Source : LMSI.net, Pierre Bourdieu, 25-01-2019
Alors qu’Emmanuel Macron lance un grand « débat » en guise de réponse au mouvement des gilets jaunes, il nous a semblé utile de reproduire ce texte paru dans Sur la télévision, et consacré aux « débats de société » tels que les médias audiovisuels les conçoivent et les mettent en scène. Certains des « invités permanents » (et notamment Luc Ferry et Alain Finkielkraut…) sont, vingt ans après, hélas les mêmes que ceux qu’évoque Pierre Bourdieu. Mais ce qui a hélas encore moins changé, c’est la structure et la scénographie de ces débats doublement « faux » : par leur objet (des faux problèmes, ou pire : des vrais problèmes mal posés) et par leurs dispositifs de verrouillage de la parole… auxquels s’ajoutent désormais les milliers de policiers mobilisés à chaque moment de ce « grand débat national ».
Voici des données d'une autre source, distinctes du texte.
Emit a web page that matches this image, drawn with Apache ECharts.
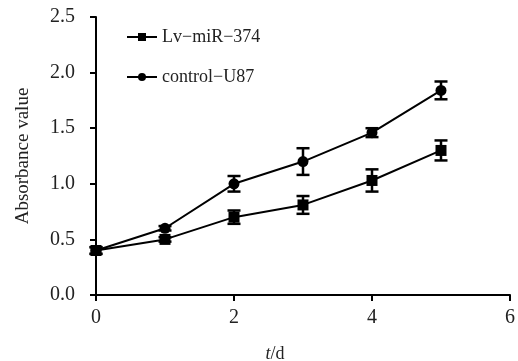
<!DOCTYPE html>
<html>
<head>
<meta charset="utf-8">
<script src="https://cdn.jsdelivr.net/npm/echarts@6/dist/echarts.min.js"></script>
<style>
  html, body { margin: 0; padding: 0; background: #fff; }
  #chart { width: 518px; height: 361px; }
</style>
</head>
<body>
<div id="chart"></div>
<script>
const days = [0, 1, 2, 3, 4, 5]
const lvMean = [0.40, 0.50, 0.70, 0.81, 1.03, 1.30]
const lvErr = [0.03, 0.02, 0.06, 0.08, 0.10, 0.09]
const ctrlMean = [0.40, 0.60, 1.00, 1.20, 1.46, 1.84]
const ctrlErr = [0.03, 0.02, 0.07, 0.12, 0.04, 0.08]
const yTicks = [0, 0.5, 1.0, 1.5, 2.0, 2.5]

const font = 'Liberation Serif, Times New Roman, serif'

const pts = (ys) => days.map((d, i) => [d, ys[i]])
const errData = (ys, es) => days.map((d, i) => [d, ys[i] - es[i], ys[i] + es[i]])

function errBars(params, api) {
  const lo = api.coord([api.value(0), api.value(1)])
  const hi = api.coord([api.value(0), api.value(2)])
  const w = 6.5
  const st = { stroke: '#000', lineWidth: 2.5 }
  return {
    type: 'group',
    children: [
      { type: 'line', shape: { x1: lo[0], y1: lo[1], x2: hi[0], y2: hi[1] }, style: st },
      { type: 'line', shape: { x1: lo[0] - w, y1: lo[1], x2: lo[0] + w, y2: lo[1] }, style: st },
      { type: 'line', shape: { x1: hi[0] - w, y1: hi[1], x2: hi[0] + w, y2: hi[1] }, style: st }
    ]
  }
}

const chart = echarts.init(document.getElementById('chart'))
chart.setOption({
  animation: false,
  textStyle: { fontFamily: font, color: '#222' },
  grid: { left: 96, right: 8, top: 17, bottom: 66, outerBoundsMode: 'none', containLabel: false },
  legend: {
    orient: 'vertical',
    left: 121,
    top: 23,
    itemGap: 22,
    itemWidth: 30,
    itemHeight: 10,
    textStyle: { fontFamily: font, fontSize: 18, color: '#222' },
    data: ['Lv−miR−374', 'control−U87']
  },
  xAxis: {
    type: 'value',
    min: 0,
    max: 6,
    interval: 2,
    name: '{i|t}/d',
    nameLocation: 'middle',
    nameGap: 50,
    nameTextStyle: {
      fontFamily: font, fontSize: 18, color: '#222',
      padding: [0, 56, 0, 0],
      rich: { i: { fontStyle: 'italic', fontFamily: font, fontSize: 18, color: '#222' } }
    },
    axisLine: { lineStyle: { color: '#000', width: 2 } },
    axisTick: { show: true, length: 6, inside: false, lineStyle: { color: '#000', width: 2 } },
    axisLabel: { fontSize: 20, margin: 13, color: '#222', fontFamily: font },
    splitLine: { show: false }
  },
  yAxis: {
    type: 'value',
    min: 0,
    max: 2.5,
    interval: 0.5,
    name: 'Absorbance value',
    nameLocation: 'middle',
    nameGap: 63,
    nameTextStyle: { fontFamily: font, fontSize: 19, color: '#222' },
    axisLine: { show: true, lineStyle: { color: '#000', width: 2 } },
    axisTick: { show: true, length: 6, lineStyle: { color: '#000', width: 2 } },
    axisLabel: {
      fontSize: 20, margin: 21, color: '#222', fontFamily: font,
      formatter: (v) => yTicks.includes(v) ? v.toFixed(1) : ''
    },
    splitLine: { show: false }
  },
  series: [
    {
      name: 'Lv−miR−374',
      type: 'line',
      data: pts(lvMean),
      symbol: 'rect',
      symbolSize: 11,
      itemStyle: { color: '#000' },
      lineStyle: { color: '#000', width: 2 },
      z: 3
    },
    {
      name: 'control−U87',
      type: 'line',
      data: pts(ctrlMean),
      symbol: 'circle',
      symbolSize: 11,
      itemStyle: { color: '#000' },
      lineStyle: { color: '#000', width: 2 },
      z: 3
    },
    {
      type: 'custom',
      renderItem: errBars,
      data: errData(lvMean, lvErr),
      encode: { x: 0, y: [1, 2] },
      z: 4
    },
    {
      type: 'custom',
      renderItem: errBars,
      data: errData(ctrlMean, ctrlErr),
      encode: { x: 0, y: [1, 2] },
      z: 4
    }
  ]
})
</script>
</body>
</html>
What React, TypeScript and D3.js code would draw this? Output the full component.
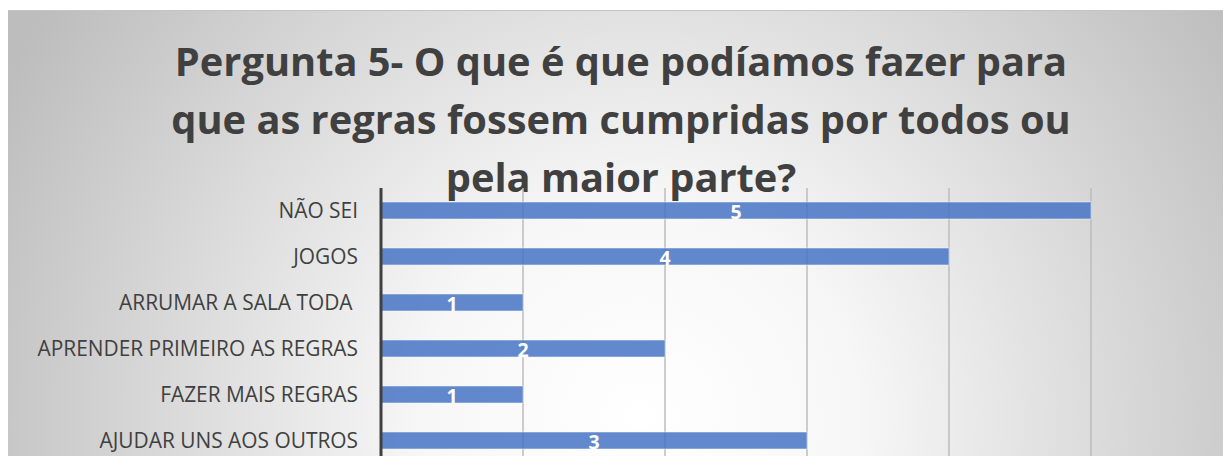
import React from "react";
import * as d3 from "d3";

const categories = [
  "NÃO SEI",
  "JOGOS",
  "ARRUMAR A SALA TODA ",
  "APRENDER PRIMEIRO AS REGRAS",
  "FAZER MAIS REGRAS",
  "AJUDAR UNS AOS OUTROS",
];
const values = [5, 4, 1, 2, 1, 3];
const titleLines = [
  "Pergunta 5- O que é que podíamos fazer para",
  "que as regras fossem cumpridas por todos ou",
  "pela maior parte?",
];
const ticks = [0, 1, 2, 3, 4, 5];

const W = 1223;
const H = 456;
const FONT = "'Open Sans', sans-serif";

export default function App() {
  const x = d3.scaleLinear().domain([0, 5]).range([381, 1091]);
  const y = d3
    .scaleBand<string>()
    .domain(categories)
    .range([187.5, 463.5])
    .paddingInner(0.63)
    .paddingOuter(0.315);

  return (
    <div style={{ position: "absolute", left: 0, top: 0 }}>
      <svg width={W} height={H} style={{ display: "block" }}>
        <defs>
          <radialGradient id="bg" gradientUnits="userSpaceOnUse" cx={640} cy={420} r={720}>
            <stop offset="0" stopColor="#ffffff" />
            <stop offset="0.3" stopColor="#f7f7f7" />
            <stop offset="1" stopColor="#bdbdbd" />
          </radialGradient>
        </defs>
        <rect x={0} y={0} width={W} height={H} fill="#ffffff" />
        <rect x={8} y={10} width={W - 8} height={H - 10} fill="url(#bg)" />
        <line x1={8} x2={W} y1={10.5} y2={10.5} stroke="#c4c4c4" strokeWidth={1} />

        {titleLines.map((t, i) => (
          <text
            key={i}
            x={621}
            y={75.5 + i * 58}
            textAnchor="middle"
            fontFamily={FONT}
            fontWeight={700}
            fontSize={39.8}
            fill="#404040"
          >
            {t}
          </text>
        ))}

        {ticks.slice(1).map((t) => (
          <line
            key={t}
            x1={x(t)}
            x2={x(t)}
            y1={188}
            y2={H}
            stroke="#bcbcbc"
            strokeWidth={1.5}
          />
        ))}

        {categories.map((c, i) => (
          <g key={c}>
            <rect
              x={x(0)}
              y={y(c)!}
              width={x(values[i]) - x(0)}
              height={y.bandwidth()}
              fill="#4472c4"
              fillOpacity={0.84}
              stroke="#ffffff"
              strokeOpacity={0.5}
              strokeWidth={1}
            />
            <text
              x={(x(0) + x(values[i])) / 2}
              y={y(c)! + y.bandwidth() / 2 + 8.5}
              textAnchor="middle"
              fontFamily={FONT}
              fontWeight={700}
              fontSize={19.5}
              fill="#ffffff"
            >
              {values[i]}
            </text>
            <text
              x={358}
              y={y(c)! + y.bandwidth() / 2 + 7}
              textAnchor="end"
              fontFamily={FONT}
              fontSize={20.9}
              fill="#404040"
              style={{ whiteSpace: "pre" }}
            >
              {c}
            </text>
          </g>
        ))}

        <line x1={x(0)} x2={x(0)} y1={188} y2={H} stroke="#404040" strokeWidth={3} />
      </svg>
    </div>
  );
}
Il y a d’abord les débats vraiment faux, qu’on reconnaît tout de suite comme tels. Quand vous voyez, à la télévision, Alain Minc et Attali, Alain Minc et Sorman, Ferry et Finkielkraut, Julliard et Imbert…, ce sont des compères. (Aux États-Unis, il y a des gens qui gagnent leur vie en allant de fac en fac faire des duos de ce type…). Ce sont des gens qui se connaissent, qui déjeunent ensemble, qui dînent ensemble. Lisez le journal de Jacques Julliard, L’Année des dupes, qui est paru au Seuil cette année [1], vous verrez comment ça marche.